Most of Your Workers Want a Job Somewhere Else

NEW YORK (TheStreet) -- Are companies starting to get more aggressive to retain top talent?

That would be something of a departure. They had all the leverage in the world from 2008-13, when unemployment was high and most employees put off looking for a better career landing spot.

That's not the case now.

A study from CareerBuilder says career professionals are starting to get itchy in their current posts: 77% of full-time employed workers are open to or looking for new jobs, according to the study.

Most employees are using job boards (69%), company career sites (83%) and traditional networking strategies (75%) to canvass the job market, and companies are beginning to catch on and act before it's too late to save a valued staffer or manager.

Take the legal industry.

According to Robert Half Legal, the industry is in the midst of a burgeoning "war for talent" in which legal firms "are much more likely to extend a counteroffer to a valued employee" who says he or she is leaving the firm.

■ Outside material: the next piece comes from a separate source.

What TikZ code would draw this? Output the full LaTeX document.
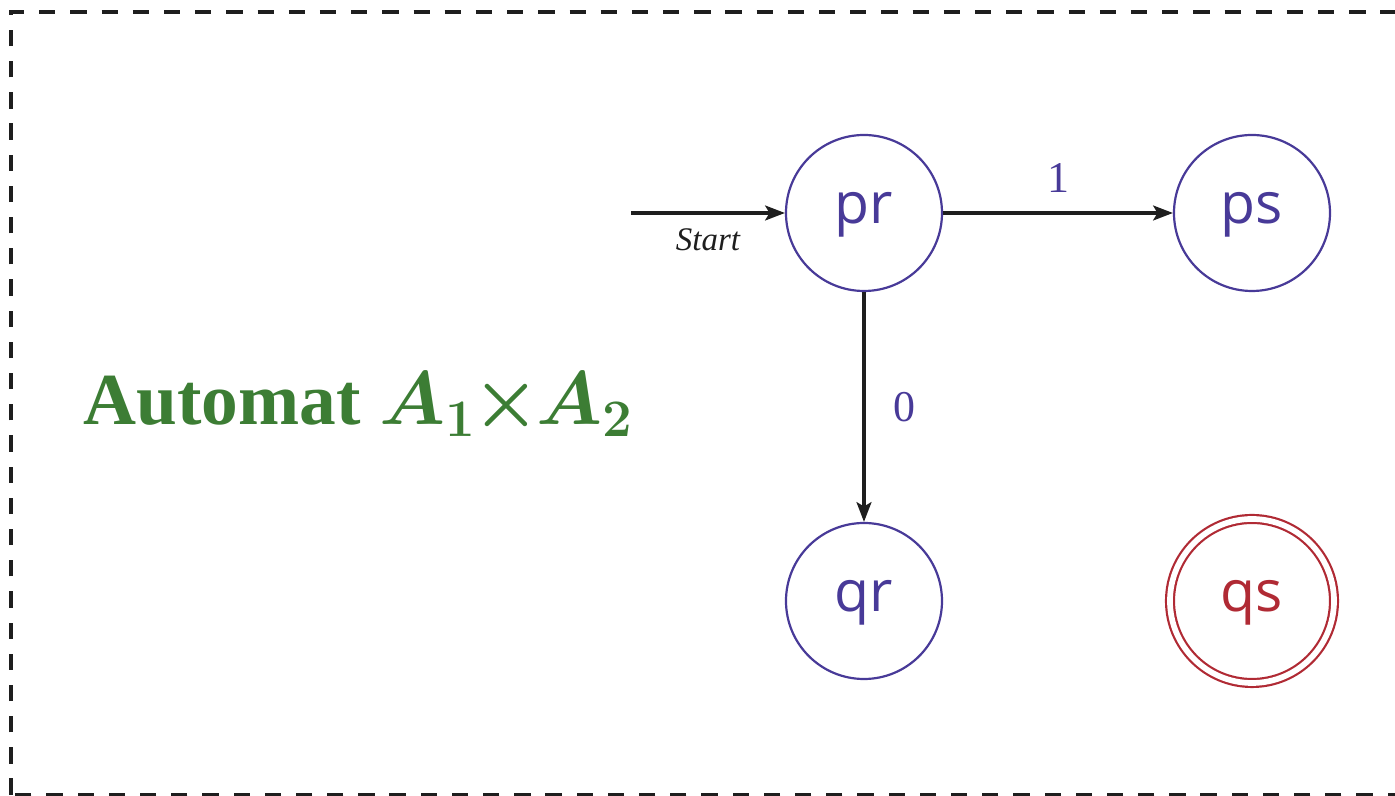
\documentclass[tikz,border=0pt]{standalone}
\usepackage{bm}
\usepackage{fontspec}
\setmainfont{Liberation Serif}
\newfontfamily\statefont{Open Sans}
\usepackage{tikz}
\usetikzlibrary{arrows.meta,positioning,calc}
\definecolor{stateblue}{RGB}{72,58,152}
\definecolor{finalred}{RGB}{176,42,52}
\definecolor{titlegreen}{RGB}{60,125,52}
\definecolor{inkgray}{RGB}{30,30,30}

\begin{document}
\begin{tikzpicture}[>={Stealth[length=4.5pt,width=3.4pt,inset=1pt]},
    state/.style={circle, draw=stateblue, line width=0.5pt, minimum size=1.248cm, inner sep=0pt,
      text=stateblue, text height=0.6em, text depth=0.12em, font=\statefont\fontsize{13}{13}\selectfont},
    accept/.style={state, draw=finalred, text=finalred, minimum size=1.312cm,
      double, double distance=1.3pt},
    trans/.style={->, draw=inkgray, line width=0.7pt},
    lbl/.style={text=stateblue, font=\fontsize{10}{10}\selectfont}]
        \useasboundingbox (0,0) rectangle (11.16,6.368);
        \draw[inkgray, line width=0.7pt, dash pattern=on 3.7pt off 3.4pt] (0.088,0.01) rectangle (11.5,6.272);
        % product automaton
        \node[state] (pr) at (6.912,4.664) {pr};
        \node[state] (ps) at (10.016,4.664) {ps};
        \node[state] (qr) at (6.912,1.56) {qr};
        \node[accept] (qs) at (10.016,1.56) {qs};
        \coordinate (start) at (5.048,4.664);
        \node[anchor=base, text=titlegreen, font=\fontsize{16.7}{16.7}\selectfont\bfseries] (heading) at (2.872,2.968) {Automat $\bm{A_1\mkern-1mu{\times}\mkern-1mu A_2}$};
        \draw[trans] (start) -- node[midway, below, text=inkgray, font=\fontsize{7.5}{7.5}\selectfont\itshape] (startlbl) {Start} (pr);
        \draw[trans] (pr) -- node[midway, above, lbl, yshift=1pt] (one) {1} (ps);
        \draw[trans] (pr) -- node[midway, right, lbl, xshift=3pt] (zero) {0} (qr);
      \end{tikzpicture}
\end{document}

Half says 28% of legal firms surveyed said they were much more likely to make a counteroffer to keep a key employee in 2014, compared with 13% last year.

The sweeteners law firms are using include stronger compensation (55%), flexible work schedules (56%) and increased training programs for employees (67%), Half says.

But analysts at Robert Half Legal say counteroffers usually don't work, and employees, though flattered, wind up walking out the door anyway.

"As much as firms want to retain valued employees, counteroffers are rarely a good retention strategy," says Charles Volkert, executive director of Robert Half Legal. "Many managers make them on impulse to avoid disruptions to workflow, service levels or client relationships. But all too often they backfire and the employee ends up leaving after a short time anyway."

Companies that extend counteroffers can "poison the well" for other employees, establishing a precedent that can leave "lasting repercussions if others learn you have sweetened the pot to keep a fellow employee. It can lead team members to question their own compensation, Half says.

Also, employment sweeteners such as advanced training and flex schedules may cover over underlying problems that drove the employee to leave in the first place. Left unaddressed, those problems will still be there if the employee remains, even with a fatter paycheck in hand.